YOUR OBJECTIVE:
Your output is the lines from the first one to the one containing "198, 218, 610, 344, 282, 307]", repeated exactly, with images left out.

GIVEN ENTRIES:
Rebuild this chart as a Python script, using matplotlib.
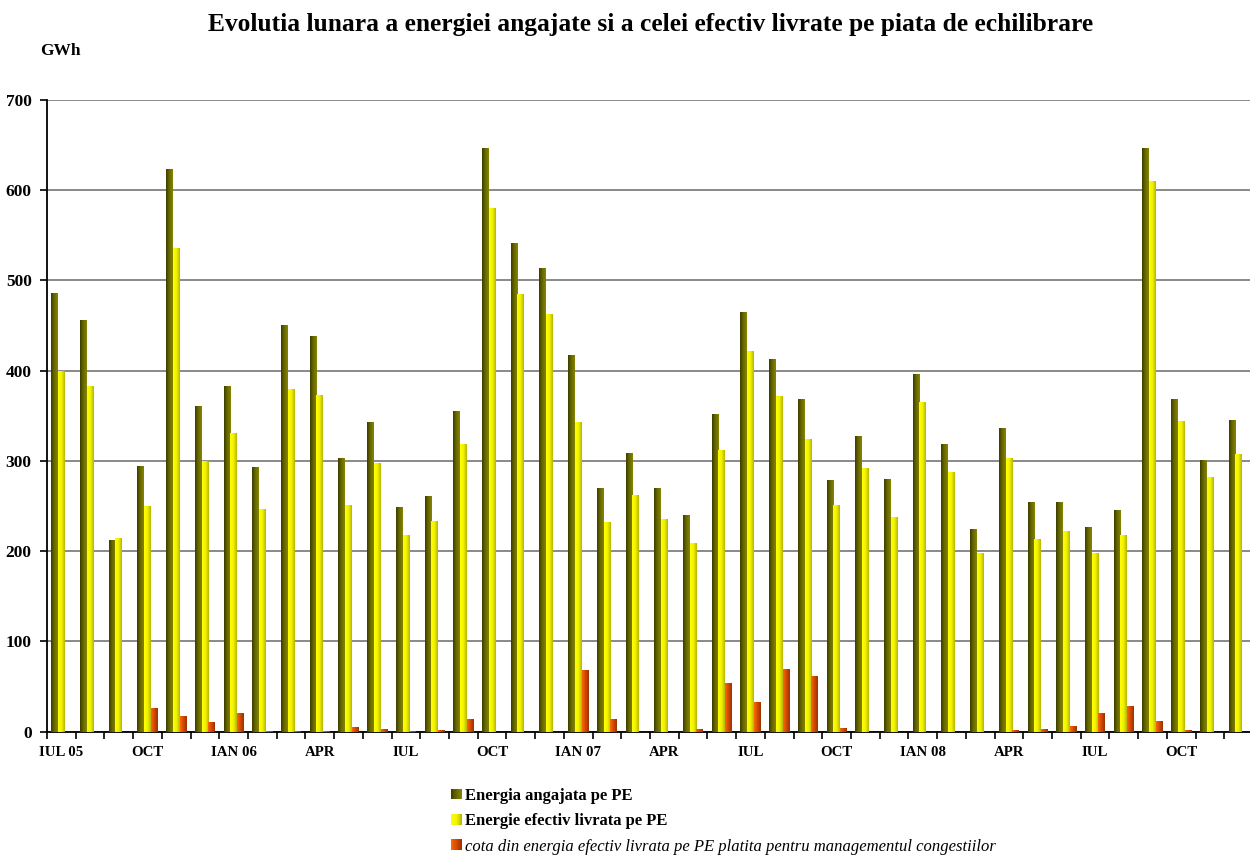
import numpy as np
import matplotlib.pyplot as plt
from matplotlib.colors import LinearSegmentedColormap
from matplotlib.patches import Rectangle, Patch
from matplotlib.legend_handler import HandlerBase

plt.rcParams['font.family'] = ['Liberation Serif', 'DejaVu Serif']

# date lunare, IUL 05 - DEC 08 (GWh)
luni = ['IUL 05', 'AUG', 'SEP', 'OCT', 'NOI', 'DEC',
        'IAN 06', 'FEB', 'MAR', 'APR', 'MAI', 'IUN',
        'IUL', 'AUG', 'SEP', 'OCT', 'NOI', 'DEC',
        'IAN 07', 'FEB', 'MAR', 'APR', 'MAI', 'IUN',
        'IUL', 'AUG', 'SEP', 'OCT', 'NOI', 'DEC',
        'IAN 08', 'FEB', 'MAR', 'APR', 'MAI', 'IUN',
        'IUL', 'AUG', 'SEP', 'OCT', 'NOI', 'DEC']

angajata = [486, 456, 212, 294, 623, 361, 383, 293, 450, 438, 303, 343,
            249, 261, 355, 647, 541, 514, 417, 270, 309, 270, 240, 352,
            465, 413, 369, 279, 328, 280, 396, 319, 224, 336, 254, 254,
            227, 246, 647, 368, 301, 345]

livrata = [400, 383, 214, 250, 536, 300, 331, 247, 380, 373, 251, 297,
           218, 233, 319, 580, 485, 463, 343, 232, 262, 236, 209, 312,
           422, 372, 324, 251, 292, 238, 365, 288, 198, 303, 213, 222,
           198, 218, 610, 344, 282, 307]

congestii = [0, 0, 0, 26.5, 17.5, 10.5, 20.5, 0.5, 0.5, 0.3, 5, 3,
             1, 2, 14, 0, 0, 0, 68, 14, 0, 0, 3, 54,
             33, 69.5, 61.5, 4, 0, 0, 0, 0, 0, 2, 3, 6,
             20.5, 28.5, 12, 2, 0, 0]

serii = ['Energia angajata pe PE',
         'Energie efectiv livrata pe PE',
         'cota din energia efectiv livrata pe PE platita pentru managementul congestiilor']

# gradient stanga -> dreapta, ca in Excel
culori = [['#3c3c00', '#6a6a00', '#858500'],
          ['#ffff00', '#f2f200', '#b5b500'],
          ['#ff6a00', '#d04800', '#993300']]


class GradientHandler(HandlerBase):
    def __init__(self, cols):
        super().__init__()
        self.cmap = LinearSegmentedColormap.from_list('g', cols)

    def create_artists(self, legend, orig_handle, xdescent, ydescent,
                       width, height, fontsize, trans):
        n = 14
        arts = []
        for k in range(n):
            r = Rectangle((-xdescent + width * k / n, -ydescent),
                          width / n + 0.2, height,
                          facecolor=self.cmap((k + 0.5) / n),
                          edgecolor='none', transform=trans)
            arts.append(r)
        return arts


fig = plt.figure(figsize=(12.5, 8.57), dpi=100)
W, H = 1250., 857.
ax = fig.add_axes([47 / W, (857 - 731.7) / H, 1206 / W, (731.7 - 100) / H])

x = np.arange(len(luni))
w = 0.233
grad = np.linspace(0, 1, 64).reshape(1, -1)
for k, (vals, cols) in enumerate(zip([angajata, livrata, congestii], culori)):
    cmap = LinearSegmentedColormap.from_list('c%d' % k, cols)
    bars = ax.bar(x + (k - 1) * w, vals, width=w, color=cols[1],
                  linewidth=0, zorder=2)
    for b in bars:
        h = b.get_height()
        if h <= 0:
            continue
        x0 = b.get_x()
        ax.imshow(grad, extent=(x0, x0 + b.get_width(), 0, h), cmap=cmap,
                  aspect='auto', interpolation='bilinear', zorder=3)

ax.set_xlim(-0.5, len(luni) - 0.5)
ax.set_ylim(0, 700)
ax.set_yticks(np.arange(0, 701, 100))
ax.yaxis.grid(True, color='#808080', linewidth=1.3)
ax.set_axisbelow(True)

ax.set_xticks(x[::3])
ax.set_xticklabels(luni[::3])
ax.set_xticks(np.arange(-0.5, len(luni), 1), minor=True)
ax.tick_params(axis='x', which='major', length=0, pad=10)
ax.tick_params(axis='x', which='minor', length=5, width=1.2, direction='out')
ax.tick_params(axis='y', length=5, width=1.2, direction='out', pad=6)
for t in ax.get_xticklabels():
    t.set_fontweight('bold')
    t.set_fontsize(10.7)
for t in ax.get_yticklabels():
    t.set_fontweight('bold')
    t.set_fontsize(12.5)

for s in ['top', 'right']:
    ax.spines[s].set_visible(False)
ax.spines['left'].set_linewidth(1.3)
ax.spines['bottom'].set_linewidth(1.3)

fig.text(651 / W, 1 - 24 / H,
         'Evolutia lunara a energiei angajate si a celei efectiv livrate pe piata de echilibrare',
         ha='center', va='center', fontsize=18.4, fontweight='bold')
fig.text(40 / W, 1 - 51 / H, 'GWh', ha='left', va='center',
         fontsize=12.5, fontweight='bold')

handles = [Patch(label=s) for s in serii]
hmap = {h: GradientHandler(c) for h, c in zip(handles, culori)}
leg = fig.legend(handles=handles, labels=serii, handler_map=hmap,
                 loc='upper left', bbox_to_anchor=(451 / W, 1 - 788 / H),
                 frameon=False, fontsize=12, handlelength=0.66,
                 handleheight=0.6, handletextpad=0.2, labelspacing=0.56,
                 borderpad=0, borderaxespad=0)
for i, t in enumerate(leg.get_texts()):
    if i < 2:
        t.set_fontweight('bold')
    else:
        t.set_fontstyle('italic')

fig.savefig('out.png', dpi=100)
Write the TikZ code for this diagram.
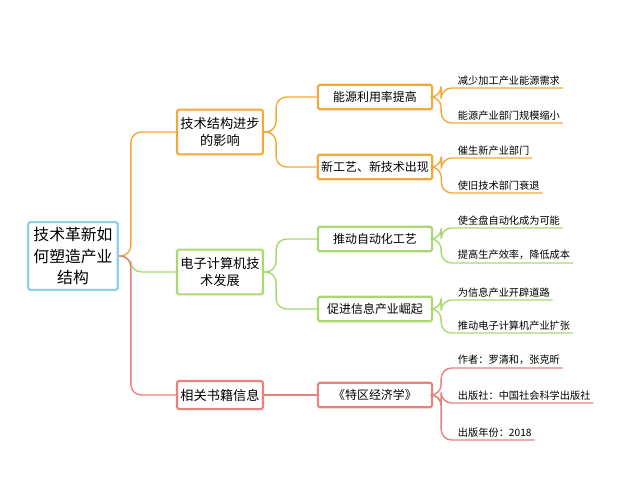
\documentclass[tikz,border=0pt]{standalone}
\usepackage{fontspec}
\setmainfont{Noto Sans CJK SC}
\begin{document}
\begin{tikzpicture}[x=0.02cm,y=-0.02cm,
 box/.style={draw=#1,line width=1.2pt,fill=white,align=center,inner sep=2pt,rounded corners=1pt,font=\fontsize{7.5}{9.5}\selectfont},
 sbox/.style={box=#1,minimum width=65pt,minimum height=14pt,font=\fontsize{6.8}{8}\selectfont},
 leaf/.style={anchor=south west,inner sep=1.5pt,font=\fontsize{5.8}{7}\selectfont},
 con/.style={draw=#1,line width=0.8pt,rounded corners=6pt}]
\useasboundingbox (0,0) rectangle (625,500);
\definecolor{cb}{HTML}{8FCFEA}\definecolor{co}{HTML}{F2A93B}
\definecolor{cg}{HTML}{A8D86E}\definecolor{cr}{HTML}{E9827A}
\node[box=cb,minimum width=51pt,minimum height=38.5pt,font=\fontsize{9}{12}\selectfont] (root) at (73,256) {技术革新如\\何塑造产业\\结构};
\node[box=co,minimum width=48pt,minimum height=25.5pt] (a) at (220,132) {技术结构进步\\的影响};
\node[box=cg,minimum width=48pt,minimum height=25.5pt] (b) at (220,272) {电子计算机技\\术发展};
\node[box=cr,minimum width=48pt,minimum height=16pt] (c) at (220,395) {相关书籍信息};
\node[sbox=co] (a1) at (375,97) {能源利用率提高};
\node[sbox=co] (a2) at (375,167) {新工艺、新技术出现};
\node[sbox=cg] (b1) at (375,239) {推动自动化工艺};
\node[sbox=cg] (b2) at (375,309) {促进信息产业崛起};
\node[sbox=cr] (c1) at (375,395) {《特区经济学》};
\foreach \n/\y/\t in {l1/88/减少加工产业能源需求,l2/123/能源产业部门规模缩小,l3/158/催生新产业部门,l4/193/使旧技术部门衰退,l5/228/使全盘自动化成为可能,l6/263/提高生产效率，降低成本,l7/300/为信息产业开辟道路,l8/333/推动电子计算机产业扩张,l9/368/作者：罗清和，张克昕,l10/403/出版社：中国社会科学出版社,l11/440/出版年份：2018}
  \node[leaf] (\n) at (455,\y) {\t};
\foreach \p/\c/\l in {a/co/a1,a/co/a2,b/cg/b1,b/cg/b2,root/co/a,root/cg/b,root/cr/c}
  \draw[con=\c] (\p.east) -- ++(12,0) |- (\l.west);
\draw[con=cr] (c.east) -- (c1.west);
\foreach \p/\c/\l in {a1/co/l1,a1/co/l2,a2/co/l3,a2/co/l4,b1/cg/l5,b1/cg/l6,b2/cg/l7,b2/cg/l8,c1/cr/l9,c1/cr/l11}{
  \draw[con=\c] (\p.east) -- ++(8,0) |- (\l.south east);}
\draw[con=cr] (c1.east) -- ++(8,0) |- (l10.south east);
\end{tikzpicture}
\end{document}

THE SOLUTION:
Rebuild this chart as a Python script, using matplotlib.
import numpy as np
import matplotlib.pyplot as plt
from matplotlib.colors import LinearSegmentedColormap
from matplotlib.patches import Rectangle, Patch
from matplotlib.legend_handler import HandlerBase

plt.rcParams['font.family'] = ['Liberation Serif', 'DejaVu Serif']

# date lunare, IUL 05 - DEC 08 (GWh)
luni = ['IUL 05', 'AUG', 'SEP', 'OCT', 'NOI', 'DEC',
        'IAN 06', 'FEB', 'MAR', 'APR', 'MAI', 'IUN',
        'IUL', 'AUG', 'SEP', 'OCT', 'NOI', 'DEC',
        'IAN 07', 'FEB', 'MAR', 'APR', 'MAI', 'IUN',
        'IUL', 'AUG', 'SEP', 'OCT', 'NOI', 'DEC',
        'IAN 08', 'FEB', 'MAR', 'APR', 'MAI', 'IUN',
        'IUL', 'AUG', 'SEP', 'OCT', 'NOI', 'DEC']

angajata = [486, 456, 212, 294, 623, 361, 383, 293, 450, 438, 303, 343,
            249, 261, 355, 647, 541, 514, 417, 270, 309, 270, 240, 352,
            465, 413, 369, 279, 328, 280, 396, 319, 224, 336, 254, 254,
            227, 246, 647, 368, 301, 345]

livrata = [400, 383, 214, 250, 536, 300, 331, 247, 380, 373, 251, 297,
           218, 233, 319, 580, 485, 463, 343, 232, 262, 236, 209, 312,
           422, 372, 324, 251, 292, 238, 365, 288, 198, 303, 213, 222,
           198, 218, 610, 344, 282, 307]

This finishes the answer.